Our old friend Billy Berrou has actually had some good ideas (i.e., ideas that I agree with) mixed in with his rantings. Let's try to compile a list.
- West Coast teams travel too much.
- Some people hold on to the disc for too long.
- Elite teams cheat on the mark.
- You can be a triple threat by throwing the disc for yards, dishing it to someone who then makes a throw for yards, or doing the give and go for yards.
- Sometimes it is about position and not yards.
- The swimmy swim is the move of the future.
What am I missing?
I'll expound on just two of these for now.

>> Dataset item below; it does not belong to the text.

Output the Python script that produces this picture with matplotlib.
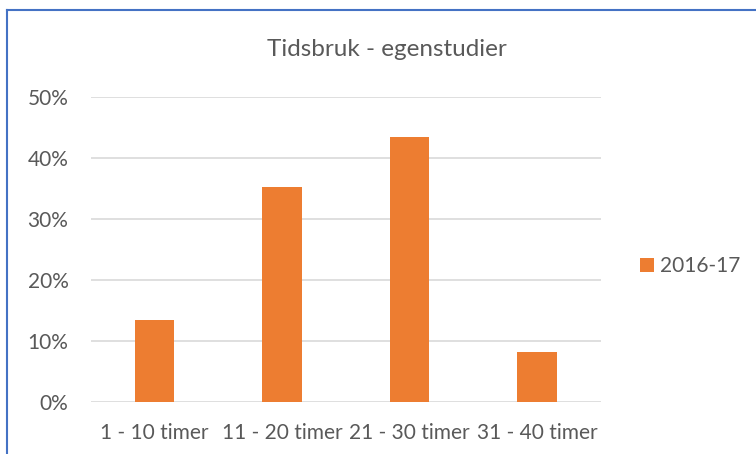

Some people hold on to the disc for too long. We'll sometimes play a "three second O", where we pretend that the stall count is 3 (except it doesn't actually count as a stall if you get to 3). As you might expect, the disc moves quickly, but what you might not expect is that you can still make long cuts and other cuts for yardage. To play this O, you need to be able to anticipate, both as a cutter and as a thrower. Basketball stat geek Dean Oliver, author of Basketball on Paper and a good friend of some West Coast frisbee players, suggested that one good metric for the fluidity of an offense would be how long it takes to release the disc. And who can forget Jam's unstoppable Plinko offense?
The triple threat. Right now, there is a hierarchy in throwing options. You look to throw for yards, then if that's not there, you look to get the disc into better position, and then after that maybe you cut for the give and go. Perhaps it would make for a more efficient offense if throwers looked to dish it as a primary option.
Or, we can just continue to pile on, which is fun.